* [Source excerpt]:
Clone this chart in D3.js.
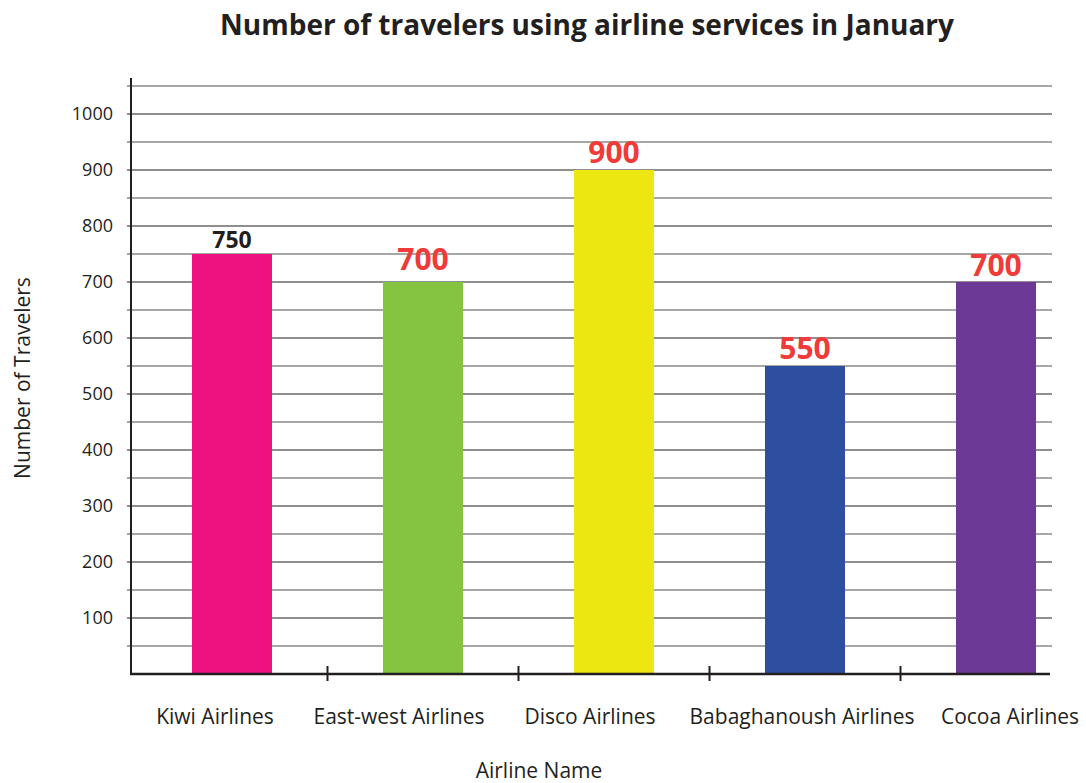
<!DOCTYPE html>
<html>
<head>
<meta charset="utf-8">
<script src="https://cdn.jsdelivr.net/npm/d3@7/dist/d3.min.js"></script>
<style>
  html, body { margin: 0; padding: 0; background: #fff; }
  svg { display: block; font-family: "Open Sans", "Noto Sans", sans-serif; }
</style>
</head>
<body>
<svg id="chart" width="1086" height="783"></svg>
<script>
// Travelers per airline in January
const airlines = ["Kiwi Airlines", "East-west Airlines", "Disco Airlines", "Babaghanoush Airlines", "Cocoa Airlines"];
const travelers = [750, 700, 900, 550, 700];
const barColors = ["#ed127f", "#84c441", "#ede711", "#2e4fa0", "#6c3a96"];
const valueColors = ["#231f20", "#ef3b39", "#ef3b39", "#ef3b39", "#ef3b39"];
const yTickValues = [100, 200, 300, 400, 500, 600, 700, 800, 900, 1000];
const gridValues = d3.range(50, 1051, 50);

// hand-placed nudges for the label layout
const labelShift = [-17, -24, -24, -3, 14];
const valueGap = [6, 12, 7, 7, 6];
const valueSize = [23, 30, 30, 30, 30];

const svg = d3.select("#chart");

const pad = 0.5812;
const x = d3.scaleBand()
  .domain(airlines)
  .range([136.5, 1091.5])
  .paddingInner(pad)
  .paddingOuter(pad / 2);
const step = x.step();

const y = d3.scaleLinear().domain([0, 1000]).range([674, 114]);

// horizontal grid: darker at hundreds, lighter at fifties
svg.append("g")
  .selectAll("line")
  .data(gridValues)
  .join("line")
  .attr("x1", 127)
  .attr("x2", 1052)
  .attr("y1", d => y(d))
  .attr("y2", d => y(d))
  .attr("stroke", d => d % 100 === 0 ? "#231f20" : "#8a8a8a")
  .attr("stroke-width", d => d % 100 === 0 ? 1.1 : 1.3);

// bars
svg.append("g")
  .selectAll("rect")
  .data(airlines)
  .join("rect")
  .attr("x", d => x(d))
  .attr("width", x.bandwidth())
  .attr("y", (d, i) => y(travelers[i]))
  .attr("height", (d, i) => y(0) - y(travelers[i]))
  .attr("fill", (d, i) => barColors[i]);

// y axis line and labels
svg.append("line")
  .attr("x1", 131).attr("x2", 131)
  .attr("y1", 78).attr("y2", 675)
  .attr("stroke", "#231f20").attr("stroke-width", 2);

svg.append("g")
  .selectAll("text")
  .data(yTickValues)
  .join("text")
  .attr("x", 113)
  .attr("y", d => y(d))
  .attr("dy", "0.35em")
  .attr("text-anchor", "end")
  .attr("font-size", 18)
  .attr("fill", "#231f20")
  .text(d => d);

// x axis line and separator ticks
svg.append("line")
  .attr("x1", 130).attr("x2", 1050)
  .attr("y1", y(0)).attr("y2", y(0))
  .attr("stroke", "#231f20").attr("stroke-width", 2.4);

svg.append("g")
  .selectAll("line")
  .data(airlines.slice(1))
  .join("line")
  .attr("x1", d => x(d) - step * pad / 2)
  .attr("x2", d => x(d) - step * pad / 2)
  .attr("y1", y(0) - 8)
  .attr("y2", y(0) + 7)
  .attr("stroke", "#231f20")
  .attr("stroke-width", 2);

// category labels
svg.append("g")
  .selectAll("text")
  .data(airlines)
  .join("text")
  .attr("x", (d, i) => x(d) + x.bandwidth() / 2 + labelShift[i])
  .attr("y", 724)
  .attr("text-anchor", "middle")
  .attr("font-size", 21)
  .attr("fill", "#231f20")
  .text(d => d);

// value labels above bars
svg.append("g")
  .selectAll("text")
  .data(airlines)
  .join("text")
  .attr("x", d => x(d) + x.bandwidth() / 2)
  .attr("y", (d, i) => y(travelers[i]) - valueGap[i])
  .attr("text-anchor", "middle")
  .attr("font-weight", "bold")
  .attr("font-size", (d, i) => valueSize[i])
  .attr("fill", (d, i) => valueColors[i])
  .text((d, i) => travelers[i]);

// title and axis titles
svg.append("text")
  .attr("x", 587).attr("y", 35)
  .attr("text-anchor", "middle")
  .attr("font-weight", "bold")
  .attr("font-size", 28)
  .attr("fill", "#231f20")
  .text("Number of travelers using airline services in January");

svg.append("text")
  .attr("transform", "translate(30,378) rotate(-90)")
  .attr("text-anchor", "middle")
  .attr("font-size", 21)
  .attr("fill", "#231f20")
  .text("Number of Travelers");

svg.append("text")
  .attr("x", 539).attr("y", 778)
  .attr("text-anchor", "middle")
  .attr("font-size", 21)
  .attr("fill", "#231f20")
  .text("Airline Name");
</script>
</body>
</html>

* [Your objective]: In the data above, tally the lines holding "chart" and answer with the figure only.

* [Expected answer]: 3